* begin *

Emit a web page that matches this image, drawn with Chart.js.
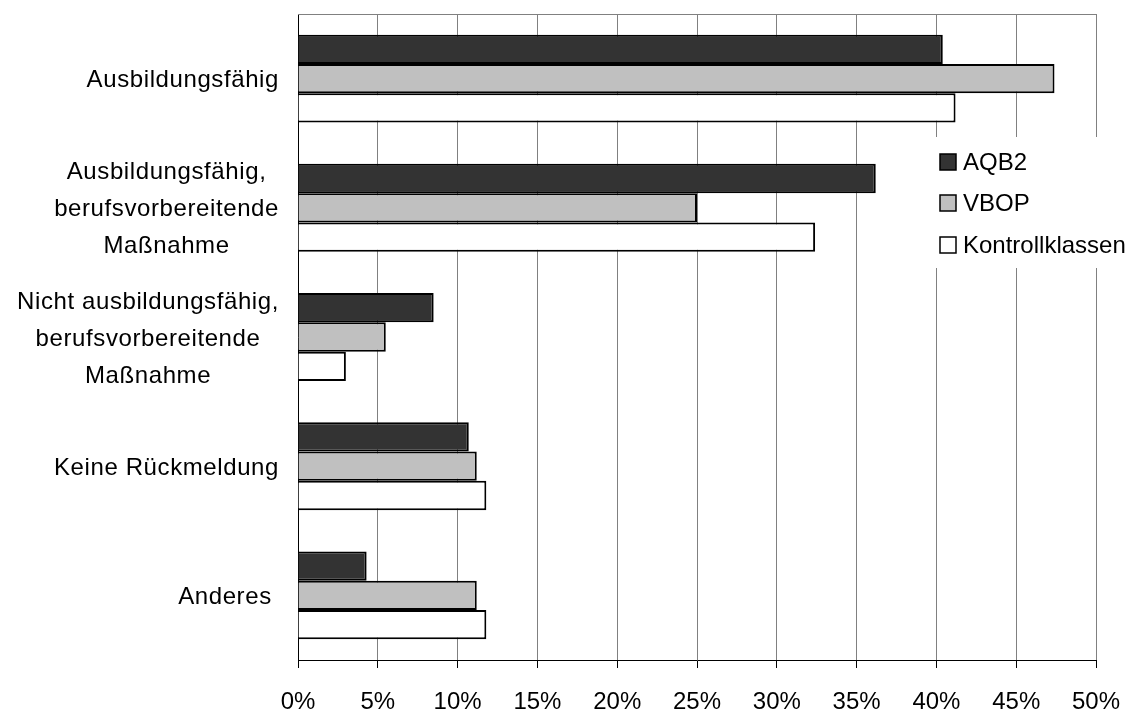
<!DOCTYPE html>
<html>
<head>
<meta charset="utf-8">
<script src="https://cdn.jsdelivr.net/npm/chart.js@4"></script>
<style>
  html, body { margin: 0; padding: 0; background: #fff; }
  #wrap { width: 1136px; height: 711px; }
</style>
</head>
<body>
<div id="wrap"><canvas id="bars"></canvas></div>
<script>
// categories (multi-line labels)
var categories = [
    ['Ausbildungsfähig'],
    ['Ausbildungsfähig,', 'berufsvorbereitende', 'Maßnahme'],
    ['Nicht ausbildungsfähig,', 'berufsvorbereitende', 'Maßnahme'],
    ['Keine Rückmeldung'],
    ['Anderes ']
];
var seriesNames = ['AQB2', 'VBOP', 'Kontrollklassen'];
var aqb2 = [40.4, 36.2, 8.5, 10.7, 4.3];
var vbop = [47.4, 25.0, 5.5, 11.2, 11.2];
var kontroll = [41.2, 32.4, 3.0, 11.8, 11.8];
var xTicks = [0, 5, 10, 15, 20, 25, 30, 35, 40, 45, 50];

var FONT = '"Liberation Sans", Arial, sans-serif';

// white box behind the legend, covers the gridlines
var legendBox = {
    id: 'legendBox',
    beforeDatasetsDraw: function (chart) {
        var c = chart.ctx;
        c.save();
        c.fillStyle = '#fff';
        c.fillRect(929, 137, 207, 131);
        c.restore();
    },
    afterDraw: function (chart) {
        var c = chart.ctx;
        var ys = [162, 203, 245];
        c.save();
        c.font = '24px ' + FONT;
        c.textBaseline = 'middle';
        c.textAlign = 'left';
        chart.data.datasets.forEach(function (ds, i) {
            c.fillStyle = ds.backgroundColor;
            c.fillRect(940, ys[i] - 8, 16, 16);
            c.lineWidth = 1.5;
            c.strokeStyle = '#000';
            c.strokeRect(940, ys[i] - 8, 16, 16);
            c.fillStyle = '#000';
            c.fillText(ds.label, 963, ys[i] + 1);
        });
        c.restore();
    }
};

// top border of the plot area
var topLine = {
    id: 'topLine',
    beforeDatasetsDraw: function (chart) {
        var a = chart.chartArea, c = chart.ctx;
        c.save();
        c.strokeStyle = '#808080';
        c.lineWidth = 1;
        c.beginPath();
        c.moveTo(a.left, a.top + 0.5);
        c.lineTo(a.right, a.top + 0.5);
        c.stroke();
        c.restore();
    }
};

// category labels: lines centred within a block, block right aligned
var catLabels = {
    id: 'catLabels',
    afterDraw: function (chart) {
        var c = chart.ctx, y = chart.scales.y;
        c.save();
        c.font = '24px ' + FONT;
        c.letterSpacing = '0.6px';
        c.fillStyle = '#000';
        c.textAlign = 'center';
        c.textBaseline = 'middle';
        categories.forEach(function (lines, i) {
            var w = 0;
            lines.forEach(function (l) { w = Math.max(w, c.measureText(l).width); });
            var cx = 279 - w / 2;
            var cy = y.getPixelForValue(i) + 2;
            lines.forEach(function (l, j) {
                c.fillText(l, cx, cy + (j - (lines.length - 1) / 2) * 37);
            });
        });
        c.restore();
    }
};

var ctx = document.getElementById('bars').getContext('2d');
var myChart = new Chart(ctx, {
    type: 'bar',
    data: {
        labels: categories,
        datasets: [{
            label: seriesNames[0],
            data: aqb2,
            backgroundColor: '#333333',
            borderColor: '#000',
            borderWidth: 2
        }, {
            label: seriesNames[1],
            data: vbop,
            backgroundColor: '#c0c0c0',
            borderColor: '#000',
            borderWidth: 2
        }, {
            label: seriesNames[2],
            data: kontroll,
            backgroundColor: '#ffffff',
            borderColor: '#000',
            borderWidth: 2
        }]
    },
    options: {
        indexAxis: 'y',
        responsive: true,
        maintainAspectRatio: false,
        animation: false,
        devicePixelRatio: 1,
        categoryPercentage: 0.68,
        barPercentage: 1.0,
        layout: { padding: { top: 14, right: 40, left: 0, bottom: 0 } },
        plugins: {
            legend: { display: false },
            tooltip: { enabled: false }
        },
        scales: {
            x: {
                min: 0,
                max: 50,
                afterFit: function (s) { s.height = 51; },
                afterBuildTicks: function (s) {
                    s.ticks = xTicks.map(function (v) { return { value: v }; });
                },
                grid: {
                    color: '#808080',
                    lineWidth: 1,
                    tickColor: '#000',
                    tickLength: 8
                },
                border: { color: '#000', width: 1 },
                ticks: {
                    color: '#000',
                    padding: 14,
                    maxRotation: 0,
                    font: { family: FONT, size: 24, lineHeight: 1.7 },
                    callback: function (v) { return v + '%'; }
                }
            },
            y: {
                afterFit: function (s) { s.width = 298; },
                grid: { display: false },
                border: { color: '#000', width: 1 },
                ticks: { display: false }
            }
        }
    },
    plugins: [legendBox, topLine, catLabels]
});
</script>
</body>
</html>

* end *

AIM: Quote each line of the listing exactly, but leave the pictures out.

ANSWER TO THE PROBLEM:
Emit a web page that matches this image, drawn with Chart.js.
<!DOCTYPE html>
<html>
<head>
<meta charset="utf-8">
<script src="https://cdn.jsdelivr.net/npm/chart.js@4"></script>
<style>
  html, body { margin: 0; padding: 0; background: #fff; }
  #wrap { width: 1136px; height: 711px; }
</style>
</head>
<body>
<div id="wrap"><canvas id="bars"></canvas></div>
<script>
// categories (multi-line labels)
var categories = [
    ['Ausbildungsfähig'],
    ['Ausbildungsfähig,', 'berufsvorbereitende', 'Maßnahme'],
    ['Nicht ausbildungsfähig,', 'berufsvorbereitende', 'Maßnahme'],
    ['Keine Rückmeldung'],
    ['Anderes ']
];
var seriesNames = ['AQB2', 'VBOP', 'Kontrollklassen'];
var aqb2 = [40.4, 36.2, 8.5, 10.7, 4.3];
var vbop = [47.4, 25.0, 5.5, 11.2, 11.2];
var kontroll = [41.2, 32.4, 3.0, 11.8, 11.8];
var xTicks = [0, 5, 10, 15, 20, 25, 30, 35, 40, 45, 50];

var FONT = '"Liberation Sans", Arial, sans-serif';

// white box behind the legend, covers the gridlines
var legendBox = {
    id: 'legendBox',
    beforeDatasetsDraw: function (chart) {
        var c = chart.ctx;
        c.save();
        c.fillStyle = '#fff';
        c.fillRect(929, 137, 207, 131);
        c.restore();
    },
    afterDraw: function (chart) {
        var c = chart.ctx;
        var ys = [162, 203, 245];
        c.save();
        c.font = '24px ' + FONT;
        c.textBaseline = 'middle';
        c.textAlign = 'left';
        chart.data.datasets.forEach(function (ds, i) {
            c.fillStyle = ds.backgroundColor;
            c.fillRect(940, ys[i] - 8, 16, 16);
            c.lineWidth = 1.5;
            c.strokeStyle = '#000';
            c.strokeRect(940, ys[i] - 8, 16, 16);
            c.fillStyle = '#000';
            c.fillText(ds.label, 963, ys[i] + 1);
        });
        c.restore();
    }
};

// top border of the plot area
var topLine = {
    id: 'topLine',
    beforeDatasetsDraw: function (chart) {
        var a = chart.chartArea, c = chart.ctx;
        c.save();
        c.strokeStyle = '#808080';
        c.lineWidth = 1;
        c.beginPath();
        c.moveTo(a.left, a.top + 0.5);
        c.lineTo(a.right, a.top + 0.5);
        c.stroke();
        c.restore();
    }
};

// category labels: lines centred within a block, block right aligned
var catLabels = {
    id: 'catLabels',
    afterDraw: function (chart) {
        var c = chart.ctx, y = chart.scales.y;
        c.save();
        c.font = '24px ' + FONT;
        c.letterSpacing = '0.6px';
        c.fillStyle = '#000';
        c.textAlign = 'center';
        c.textBaseline = 'middle';
        categories.forEach(function (lines, i) {
            var w = 0;
            lines.forEach(function (l) { w = Math.max(w, c.measureText(l).width); });
            var cx = 279 - w / 2;
            var cy = y.getPixelForValue(i) + 2;
            lines.forEach(function (l, j) {
                c.fillText(l, cx, cy + (j - (lines.length - 1) / 2) * 37);
            });
        });
        c.restore();
    }
};

var ctx = document.getElementById('bars').getContext('2d');
var myChart = new Chart(ctx, {
    type: 'bar',
    data: {
        labels: categories,
        datasets: [{
            label: seriesNames[0],
            data: aqb2,
            backgroundColor: '#333333',
            borderColor: '#000',
            borderWidth: 2
        }, {
            label: seriesNames[1],
            data: vbop,
            backgroundColor: '#c0c0c0',
            borderColor: '#000',
            borderWidth: 2
        }, {
            label: seriesNames[2],
            data: kontroll,
            backgroundColor: '#ffffff',
            borderColor: '#000',
            borderWidth: 2
        }]
    },
    options: {
        indexAxis: 'y',
        responsive: true,
        maintainAspectRatio: false,
        animation: false,
        devicePixelRatio: 1,
        categoryPercentage: 0.68,
        barPercentage: 1.0,
        layout: { padding: { top: 14, right: 40, left: 0, bottom: 0 } },
        plugins: {
            legend: { display: false },
            tooltip: { enabled: false }
        },
        scales: {
            x: {
                min: 0,
                max: 50,
                afterFit: function (s) { s.height = 51; },
                afterBuildTicks: function (s) {
                    s.ticks = xTicks.map(function (v) { return { value: v }; });
                },
                grid: {
                    color: '#808080',
                    lineWidth: 1,
                    tickColor: '#000',
                    tickLength: 8
                },
                border: { color: '#000', width: 1 },
                ticks: {
                    color: '#000',
                    padding: 14,
                    maxRotation: 0,
                    font: { family: FONT, size: 24, lineHeight: 1.7 },
                    callback: function (v) { return v + '%'; }
                }
            },
            y: {
                afterFit: function (s) { s.width = 298; },
                grid: { display: false },
                border: { color: '#000', width: 1 },
                ticks: { display: false }
            }
        }
    },
    plugins: [legendBox, topLine, catLabels]
});
</script>
</body>
</html>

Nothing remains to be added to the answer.